• [INPUT DATA]
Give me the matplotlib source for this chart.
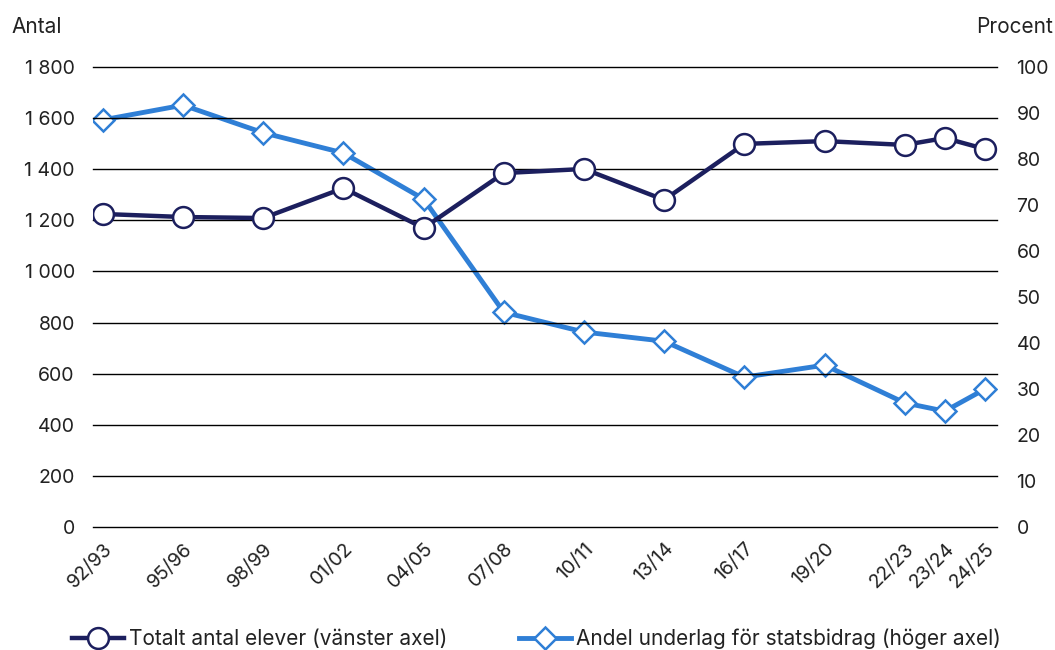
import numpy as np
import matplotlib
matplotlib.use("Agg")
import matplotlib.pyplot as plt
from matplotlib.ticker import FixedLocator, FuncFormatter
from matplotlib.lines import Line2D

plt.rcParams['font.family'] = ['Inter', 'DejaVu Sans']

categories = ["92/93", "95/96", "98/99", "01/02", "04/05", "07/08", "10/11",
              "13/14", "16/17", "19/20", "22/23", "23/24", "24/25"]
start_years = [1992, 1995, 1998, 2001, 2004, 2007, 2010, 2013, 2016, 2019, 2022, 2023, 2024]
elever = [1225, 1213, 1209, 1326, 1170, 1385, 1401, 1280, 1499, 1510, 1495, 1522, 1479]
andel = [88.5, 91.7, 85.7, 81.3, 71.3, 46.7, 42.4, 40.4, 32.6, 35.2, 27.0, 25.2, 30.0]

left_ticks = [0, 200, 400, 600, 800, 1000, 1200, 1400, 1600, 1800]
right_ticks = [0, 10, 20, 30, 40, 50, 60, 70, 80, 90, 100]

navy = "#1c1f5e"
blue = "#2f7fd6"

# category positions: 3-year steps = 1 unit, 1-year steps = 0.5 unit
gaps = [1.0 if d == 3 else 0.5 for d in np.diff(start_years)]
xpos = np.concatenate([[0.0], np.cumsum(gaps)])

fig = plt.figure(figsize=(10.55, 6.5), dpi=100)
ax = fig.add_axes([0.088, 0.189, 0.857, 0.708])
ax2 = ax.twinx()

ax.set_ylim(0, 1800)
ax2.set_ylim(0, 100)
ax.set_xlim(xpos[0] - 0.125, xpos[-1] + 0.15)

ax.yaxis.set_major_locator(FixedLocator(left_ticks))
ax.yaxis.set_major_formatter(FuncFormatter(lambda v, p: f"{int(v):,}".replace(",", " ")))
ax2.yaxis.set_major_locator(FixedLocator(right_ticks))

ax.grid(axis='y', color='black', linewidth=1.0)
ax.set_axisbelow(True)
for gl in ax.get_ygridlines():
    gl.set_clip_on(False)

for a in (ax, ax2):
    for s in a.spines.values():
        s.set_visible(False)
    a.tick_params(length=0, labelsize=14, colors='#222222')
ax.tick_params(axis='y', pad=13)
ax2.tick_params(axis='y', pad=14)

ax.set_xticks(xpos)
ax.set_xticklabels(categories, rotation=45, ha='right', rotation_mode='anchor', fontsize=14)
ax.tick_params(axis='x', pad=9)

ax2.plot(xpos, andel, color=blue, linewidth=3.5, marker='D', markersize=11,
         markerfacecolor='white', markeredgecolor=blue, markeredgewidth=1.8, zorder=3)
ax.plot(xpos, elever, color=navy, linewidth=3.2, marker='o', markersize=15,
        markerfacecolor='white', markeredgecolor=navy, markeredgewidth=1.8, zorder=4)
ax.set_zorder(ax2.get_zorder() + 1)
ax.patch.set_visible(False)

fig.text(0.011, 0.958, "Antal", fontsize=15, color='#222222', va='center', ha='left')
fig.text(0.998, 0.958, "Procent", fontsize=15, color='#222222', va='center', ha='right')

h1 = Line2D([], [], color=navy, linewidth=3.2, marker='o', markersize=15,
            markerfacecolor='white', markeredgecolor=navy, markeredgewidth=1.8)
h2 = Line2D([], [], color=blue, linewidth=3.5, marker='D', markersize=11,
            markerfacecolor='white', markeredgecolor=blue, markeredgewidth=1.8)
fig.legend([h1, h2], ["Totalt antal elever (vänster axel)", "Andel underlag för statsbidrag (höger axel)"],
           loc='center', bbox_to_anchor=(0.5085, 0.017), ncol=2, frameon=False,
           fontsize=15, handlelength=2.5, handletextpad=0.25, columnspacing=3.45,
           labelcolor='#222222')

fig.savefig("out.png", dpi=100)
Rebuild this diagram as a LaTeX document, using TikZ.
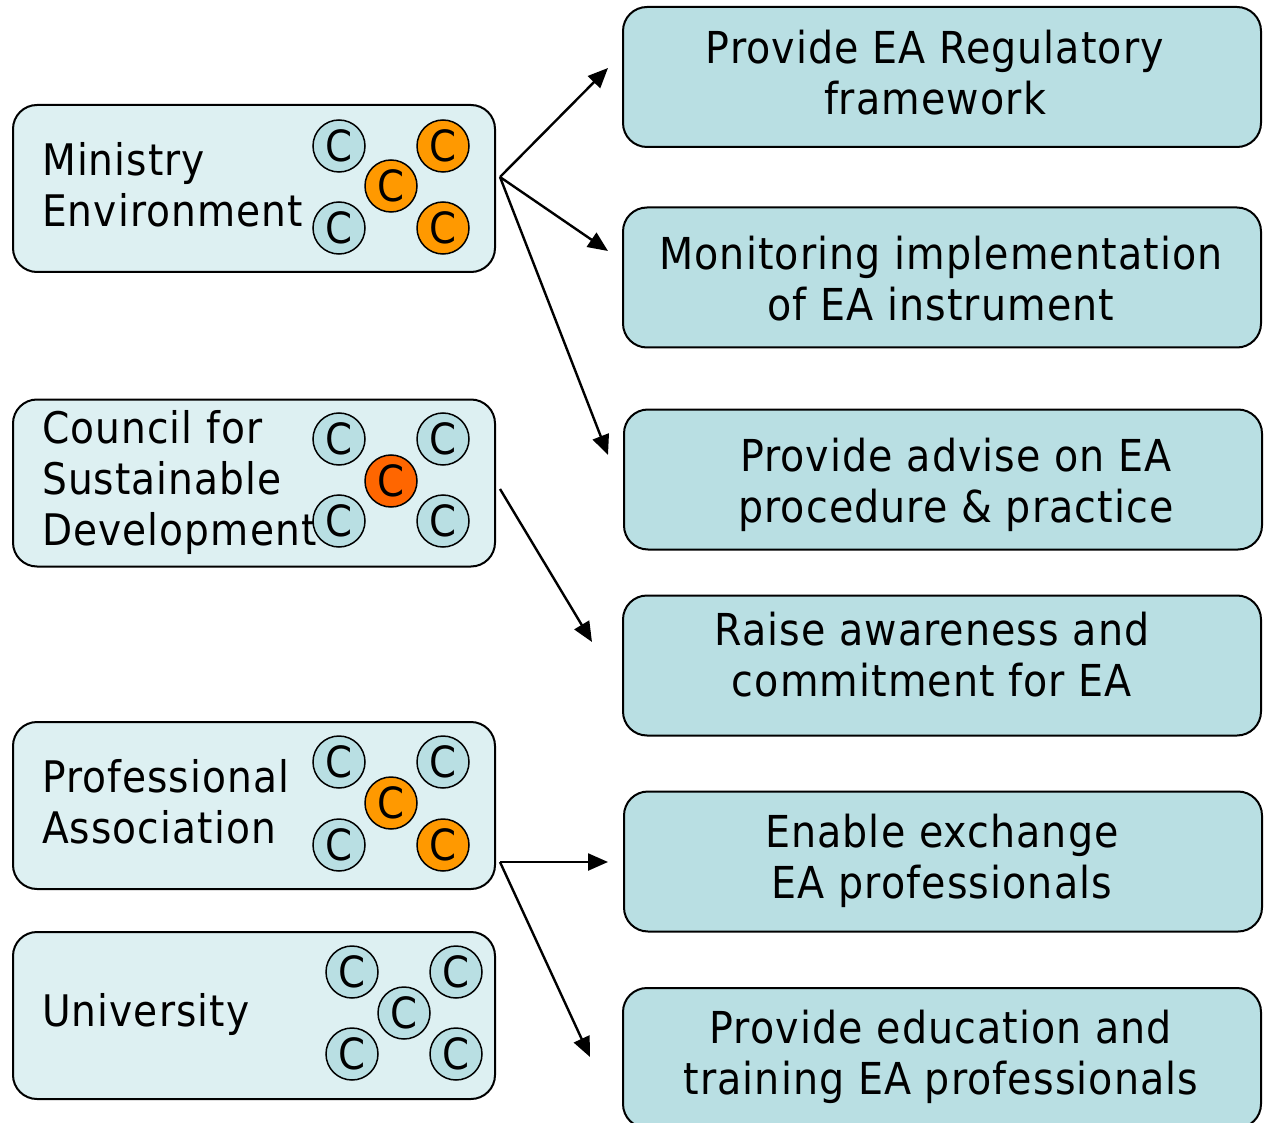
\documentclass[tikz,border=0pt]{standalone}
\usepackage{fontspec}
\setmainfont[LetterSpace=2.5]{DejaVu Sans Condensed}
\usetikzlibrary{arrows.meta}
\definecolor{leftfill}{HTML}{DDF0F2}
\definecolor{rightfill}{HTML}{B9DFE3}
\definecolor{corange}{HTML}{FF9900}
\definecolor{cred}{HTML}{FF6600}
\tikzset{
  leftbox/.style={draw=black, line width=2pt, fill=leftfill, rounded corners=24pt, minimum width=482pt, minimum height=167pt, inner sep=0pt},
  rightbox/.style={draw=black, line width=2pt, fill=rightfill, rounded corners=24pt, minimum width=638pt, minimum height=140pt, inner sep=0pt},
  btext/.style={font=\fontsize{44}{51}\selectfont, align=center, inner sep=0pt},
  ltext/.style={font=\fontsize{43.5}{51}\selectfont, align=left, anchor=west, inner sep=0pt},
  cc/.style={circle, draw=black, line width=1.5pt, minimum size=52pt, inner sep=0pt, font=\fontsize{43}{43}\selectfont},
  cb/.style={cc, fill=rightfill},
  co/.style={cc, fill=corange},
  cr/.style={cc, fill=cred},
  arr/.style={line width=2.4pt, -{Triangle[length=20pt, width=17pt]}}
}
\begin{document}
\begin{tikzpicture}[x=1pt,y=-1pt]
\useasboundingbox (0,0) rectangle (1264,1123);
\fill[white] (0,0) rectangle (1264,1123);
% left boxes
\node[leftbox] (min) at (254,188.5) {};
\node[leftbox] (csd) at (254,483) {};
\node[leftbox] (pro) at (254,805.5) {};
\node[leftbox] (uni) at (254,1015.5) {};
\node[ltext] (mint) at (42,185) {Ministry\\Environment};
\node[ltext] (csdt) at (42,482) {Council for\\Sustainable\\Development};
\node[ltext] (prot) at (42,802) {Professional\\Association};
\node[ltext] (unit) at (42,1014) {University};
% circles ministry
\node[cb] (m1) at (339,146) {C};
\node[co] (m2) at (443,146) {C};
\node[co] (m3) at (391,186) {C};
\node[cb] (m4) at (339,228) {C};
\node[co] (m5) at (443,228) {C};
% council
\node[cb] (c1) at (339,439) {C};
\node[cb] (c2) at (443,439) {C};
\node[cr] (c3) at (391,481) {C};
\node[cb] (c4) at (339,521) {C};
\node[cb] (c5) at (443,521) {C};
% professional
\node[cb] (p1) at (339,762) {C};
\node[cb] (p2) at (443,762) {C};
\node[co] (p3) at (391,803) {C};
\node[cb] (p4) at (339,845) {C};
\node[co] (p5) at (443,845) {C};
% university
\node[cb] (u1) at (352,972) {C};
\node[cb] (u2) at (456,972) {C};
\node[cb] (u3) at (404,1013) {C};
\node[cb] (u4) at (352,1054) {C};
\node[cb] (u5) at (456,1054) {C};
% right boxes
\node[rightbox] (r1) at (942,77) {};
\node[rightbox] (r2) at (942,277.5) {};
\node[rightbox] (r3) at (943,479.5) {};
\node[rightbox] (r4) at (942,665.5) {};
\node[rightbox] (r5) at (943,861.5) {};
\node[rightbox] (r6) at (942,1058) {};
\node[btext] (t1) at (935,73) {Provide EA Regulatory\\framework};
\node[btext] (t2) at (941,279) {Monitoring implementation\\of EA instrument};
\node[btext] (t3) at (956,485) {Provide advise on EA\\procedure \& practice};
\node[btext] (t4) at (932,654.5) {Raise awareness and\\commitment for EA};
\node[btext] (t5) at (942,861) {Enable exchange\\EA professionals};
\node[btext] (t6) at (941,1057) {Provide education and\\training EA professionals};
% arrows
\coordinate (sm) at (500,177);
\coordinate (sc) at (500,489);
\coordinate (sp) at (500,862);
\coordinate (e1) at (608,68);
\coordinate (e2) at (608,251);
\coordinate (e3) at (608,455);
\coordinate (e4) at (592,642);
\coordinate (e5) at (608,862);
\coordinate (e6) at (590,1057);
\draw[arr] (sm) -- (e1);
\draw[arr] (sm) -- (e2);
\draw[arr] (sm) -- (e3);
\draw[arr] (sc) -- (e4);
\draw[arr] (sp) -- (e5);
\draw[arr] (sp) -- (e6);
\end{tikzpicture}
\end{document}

• [TASK BRIEF] Copy, word for word, the entries above from the first line to the line that holds "plt.rcParams['font.family'] = ['Inter', 'DejaVu". Drop the pictures.

• [RESULT OF THE TASK]
Give me the matplotlib source for this chart.
import numpy as np
import matplotlib
matplotlib.use("Agg")
import matplotlib.pyplot as plt
from matplotlib.ticker import FixedLocator, FuncFormatter
from matplotlib.lines import Line2D

plt.rcParams['font.family'] = ['Inter', 'DejaVu Sans']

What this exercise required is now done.